• TASK REQUIREMENTS:
Leave out the pictures and retype only the lines from the opening line to the line that holds "import matplotlib.pyplot as plt", both ends included.

• COLLECTED MATERIAL:
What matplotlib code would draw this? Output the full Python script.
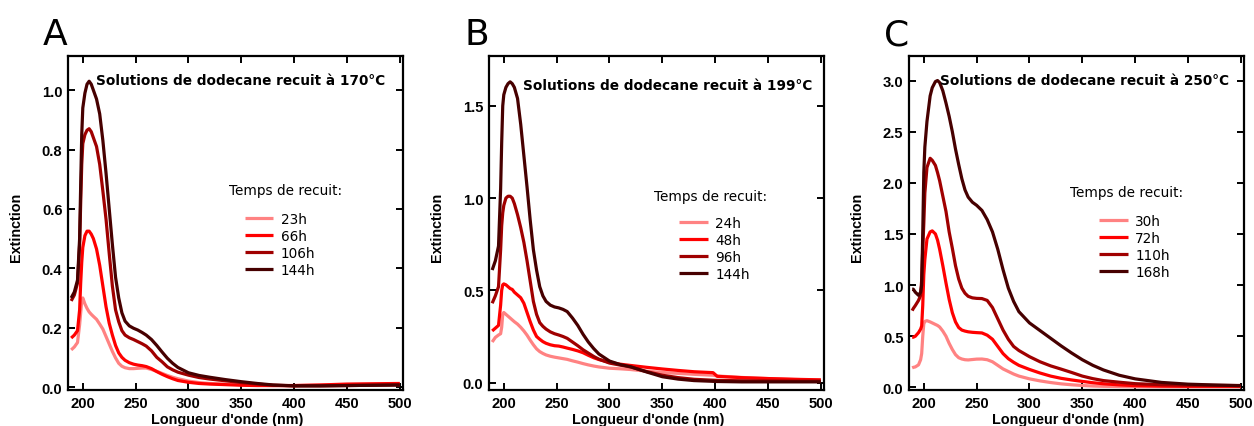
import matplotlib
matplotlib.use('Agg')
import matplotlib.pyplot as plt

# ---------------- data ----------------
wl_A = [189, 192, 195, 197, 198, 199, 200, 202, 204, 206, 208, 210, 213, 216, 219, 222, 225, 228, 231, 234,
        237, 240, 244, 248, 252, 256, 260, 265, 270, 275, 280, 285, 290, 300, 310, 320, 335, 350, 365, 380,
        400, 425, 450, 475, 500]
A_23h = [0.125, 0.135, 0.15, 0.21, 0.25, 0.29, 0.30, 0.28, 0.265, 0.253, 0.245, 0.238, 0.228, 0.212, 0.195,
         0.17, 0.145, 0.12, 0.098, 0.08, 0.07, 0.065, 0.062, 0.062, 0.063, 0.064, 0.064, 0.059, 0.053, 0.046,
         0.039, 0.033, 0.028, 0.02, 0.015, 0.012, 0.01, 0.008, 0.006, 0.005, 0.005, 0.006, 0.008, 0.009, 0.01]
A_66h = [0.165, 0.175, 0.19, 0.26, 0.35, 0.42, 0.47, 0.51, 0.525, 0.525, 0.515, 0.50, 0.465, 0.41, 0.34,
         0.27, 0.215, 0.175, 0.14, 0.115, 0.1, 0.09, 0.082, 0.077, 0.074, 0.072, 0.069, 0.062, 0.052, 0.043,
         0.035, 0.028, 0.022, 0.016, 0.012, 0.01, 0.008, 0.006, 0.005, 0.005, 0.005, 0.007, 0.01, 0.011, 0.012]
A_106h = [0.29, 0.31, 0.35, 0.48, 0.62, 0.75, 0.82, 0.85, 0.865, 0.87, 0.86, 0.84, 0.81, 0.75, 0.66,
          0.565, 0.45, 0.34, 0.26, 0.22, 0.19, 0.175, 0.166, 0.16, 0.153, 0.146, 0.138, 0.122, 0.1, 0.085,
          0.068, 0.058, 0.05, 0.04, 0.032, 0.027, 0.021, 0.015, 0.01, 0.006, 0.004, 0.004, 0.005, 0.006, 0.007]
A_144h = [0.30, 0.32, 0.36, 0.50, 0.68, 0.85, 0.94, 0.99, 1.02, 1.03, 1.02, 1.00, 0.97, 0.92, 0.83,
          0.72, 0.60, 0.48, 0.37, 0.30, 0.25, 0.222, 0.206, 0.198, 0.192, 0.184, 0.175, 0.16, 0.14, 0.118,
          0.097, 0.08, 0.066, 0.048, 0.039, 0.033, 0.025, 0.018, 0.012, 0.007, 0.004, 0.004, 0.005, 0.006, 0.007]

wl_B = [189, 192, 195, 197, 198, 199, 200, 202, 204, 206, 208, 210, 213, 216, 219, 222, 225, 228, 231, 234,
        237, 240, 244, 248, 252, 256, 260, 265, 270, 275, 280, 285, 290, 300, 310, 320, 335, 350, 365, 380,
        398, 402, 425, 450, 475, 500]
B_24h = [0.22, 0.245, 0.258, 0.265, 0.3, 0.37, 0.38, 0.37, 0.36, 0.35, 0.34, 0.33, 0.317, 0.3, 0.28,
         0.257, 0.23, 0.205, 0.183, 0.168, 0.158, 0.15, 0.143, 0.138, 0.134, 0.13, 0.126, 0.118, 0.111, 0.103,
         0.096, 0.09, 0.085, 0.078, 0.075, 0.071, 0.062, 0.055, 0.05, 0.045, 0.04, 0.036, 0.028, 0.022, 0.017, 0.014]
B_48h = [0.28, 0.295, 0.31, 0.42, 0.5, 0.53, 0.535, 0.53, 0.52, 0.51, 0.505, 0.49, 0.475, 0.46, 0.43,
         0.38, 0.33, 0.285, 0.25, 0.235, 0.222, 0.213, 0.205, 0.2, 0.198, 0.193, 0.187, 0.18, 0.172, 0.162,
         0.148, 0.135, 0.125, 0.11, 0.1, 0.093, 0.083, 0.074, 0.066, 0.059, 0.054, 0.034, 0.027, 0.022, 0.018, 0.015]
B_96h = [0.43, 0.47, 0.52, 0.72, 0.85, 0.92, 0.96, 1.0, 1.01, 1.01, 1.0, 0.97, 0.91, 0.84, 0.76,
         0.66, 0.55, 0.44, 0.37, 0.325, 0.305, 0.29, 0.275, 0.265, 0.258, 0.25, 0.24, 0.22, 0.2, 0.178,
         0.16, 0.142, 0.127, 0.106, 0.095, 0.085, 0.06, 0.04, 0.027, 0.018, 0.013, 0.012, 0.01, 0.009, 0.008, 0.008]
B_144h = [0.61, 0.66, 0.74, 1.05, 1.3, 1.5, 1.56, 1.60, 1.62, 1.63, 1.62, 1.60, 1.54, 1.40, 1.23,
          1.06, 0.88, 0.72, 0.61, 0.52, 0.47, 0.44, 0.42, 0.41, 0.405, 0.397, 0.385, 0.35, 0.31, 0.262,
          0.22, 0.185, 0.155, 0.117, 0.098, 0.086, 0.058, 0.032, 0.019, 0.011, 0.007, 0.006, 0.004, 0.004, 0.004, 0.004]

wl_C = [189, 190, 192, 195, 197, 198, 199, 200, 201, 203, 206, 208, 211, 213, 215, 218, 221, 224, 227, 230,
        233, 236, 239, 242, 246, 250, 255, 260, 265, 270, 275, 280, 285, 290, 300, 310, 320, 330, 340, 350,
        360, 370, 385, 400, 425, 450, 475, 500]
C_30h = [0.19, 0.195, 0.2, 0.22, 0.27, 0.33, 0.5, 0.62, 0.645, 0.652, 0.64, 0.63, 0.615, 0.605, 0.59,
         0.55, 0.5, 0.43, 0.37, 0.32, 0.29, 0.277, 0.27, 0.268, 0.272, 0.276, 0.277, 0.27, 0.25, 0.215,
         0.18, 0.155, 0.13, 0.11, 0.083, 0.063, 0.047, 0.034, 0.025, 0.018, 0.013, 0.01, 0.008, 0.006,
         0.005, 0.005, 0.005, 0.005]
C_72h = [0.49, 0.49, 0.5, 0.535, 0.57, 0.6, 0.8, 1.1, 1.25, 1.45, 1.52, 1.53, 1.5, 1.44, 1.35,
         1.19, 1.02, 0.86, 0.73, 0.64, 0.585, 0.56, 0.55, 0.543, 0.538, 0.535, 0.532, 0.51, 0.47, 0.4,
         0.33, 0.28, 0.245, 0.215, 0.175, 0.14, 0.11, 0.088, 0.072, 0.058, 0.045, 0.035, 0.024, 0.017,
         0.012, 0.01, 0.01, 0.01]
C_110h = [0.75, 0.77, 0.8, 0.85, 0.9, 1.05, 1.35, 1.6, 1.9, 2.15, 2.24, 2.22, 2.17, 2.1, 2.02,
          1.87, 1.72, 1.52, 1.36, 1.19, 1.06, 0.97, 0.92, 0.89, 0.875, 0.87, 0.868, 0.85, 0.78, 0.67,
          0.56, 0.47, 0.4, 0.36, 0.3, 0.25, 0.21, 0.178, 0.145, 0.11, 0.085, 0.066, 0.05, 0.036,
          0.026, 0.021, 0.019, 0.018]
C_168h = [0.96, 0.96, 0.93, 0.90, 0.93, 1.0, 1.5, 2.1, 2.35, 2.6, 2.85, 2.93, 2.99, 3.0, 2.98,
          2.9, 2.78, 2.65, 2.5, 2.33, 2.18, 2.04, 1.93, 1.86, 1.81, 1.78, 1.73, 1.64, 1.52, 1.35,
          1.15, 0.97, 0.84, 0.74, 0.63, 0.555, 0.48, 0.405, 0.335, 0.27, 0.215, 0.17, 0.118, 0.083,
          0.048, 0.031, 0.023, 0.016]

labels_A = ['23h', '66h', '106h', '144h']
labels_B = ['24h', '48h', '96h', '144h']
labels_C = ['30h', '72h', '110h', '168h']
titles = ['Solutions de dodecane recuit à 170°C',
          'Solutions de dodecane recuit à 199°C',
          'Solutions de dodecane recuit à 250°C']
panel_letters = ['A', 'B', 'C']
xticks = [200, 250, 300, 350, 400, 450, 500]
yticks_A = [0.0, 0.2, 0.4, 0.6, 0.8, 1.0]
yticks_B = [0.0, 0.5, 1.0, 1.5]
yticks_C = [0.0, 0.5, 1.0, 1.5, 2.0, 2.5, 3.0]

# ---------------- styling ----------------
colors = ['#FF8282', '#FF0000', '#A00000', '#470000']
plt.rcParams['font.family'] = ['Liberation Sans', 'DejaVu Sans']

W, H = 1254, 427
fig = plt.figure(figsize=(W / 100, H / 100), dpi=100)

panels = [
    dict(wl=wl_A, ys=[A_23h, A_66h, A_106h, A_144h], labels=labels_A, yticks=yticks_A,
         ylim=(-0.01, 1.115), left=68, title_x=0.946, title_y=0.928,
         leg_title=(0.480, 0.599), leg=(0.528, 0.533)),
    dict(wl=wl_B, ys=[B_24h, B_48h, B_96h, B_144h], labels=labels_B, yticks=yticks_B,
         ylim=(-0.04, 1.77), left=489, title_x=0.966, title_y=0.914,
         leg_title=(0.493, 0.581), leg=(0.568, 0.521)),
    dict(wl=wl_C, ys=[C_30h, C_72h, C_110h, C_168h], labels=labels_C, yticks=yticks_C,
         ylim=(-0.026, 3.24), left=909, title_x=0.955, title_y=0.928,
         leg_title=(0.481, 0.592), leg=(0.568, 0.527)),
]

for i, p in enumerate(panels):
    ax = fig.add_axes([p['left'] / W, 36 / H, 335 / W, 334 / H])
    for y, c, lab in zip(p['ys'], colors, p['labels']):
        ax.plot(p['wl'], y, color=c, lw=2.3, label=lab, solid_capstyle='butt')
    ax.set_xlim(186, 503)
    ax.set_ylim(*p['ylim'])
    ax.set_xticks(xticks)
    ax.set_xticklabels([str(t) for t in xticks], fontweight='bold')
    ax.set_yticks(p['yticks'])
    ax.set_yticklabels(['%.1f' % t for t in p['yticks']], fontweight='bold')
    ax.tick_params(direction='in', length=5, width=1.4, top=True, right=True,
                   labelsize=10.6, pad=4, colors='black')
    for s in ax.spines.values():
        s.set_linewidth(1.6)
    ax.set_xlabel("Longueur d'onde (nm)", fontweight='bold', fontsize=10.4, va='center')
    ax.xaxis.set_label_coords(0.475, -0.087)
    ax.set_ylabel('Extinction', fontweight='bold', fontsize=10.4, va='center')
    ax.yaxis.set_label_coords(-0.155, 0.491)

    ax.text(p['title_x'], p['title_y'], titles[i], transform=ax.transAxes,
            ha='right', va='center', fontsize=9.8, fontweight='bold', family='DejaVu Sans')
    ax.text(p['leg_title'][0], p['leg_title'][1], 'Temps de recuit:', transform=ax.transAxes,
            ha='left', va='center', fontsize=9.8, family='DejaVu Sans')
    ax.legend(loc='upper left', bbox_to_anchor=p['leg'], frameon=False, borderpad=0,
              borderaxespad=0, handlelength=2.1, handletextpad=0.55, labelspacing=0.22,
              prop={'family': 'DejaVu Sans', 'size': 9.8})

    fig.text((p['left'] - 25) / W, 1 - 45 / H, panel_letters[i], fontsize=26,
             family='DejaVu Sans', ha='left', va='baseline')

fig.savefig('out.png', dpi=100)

• FINAL RESULT:
What matplotlib code would draw this? Output the full Python script.
import matplotlib
matplotlib.use('Agg')
import matplotlib.pyplot as plt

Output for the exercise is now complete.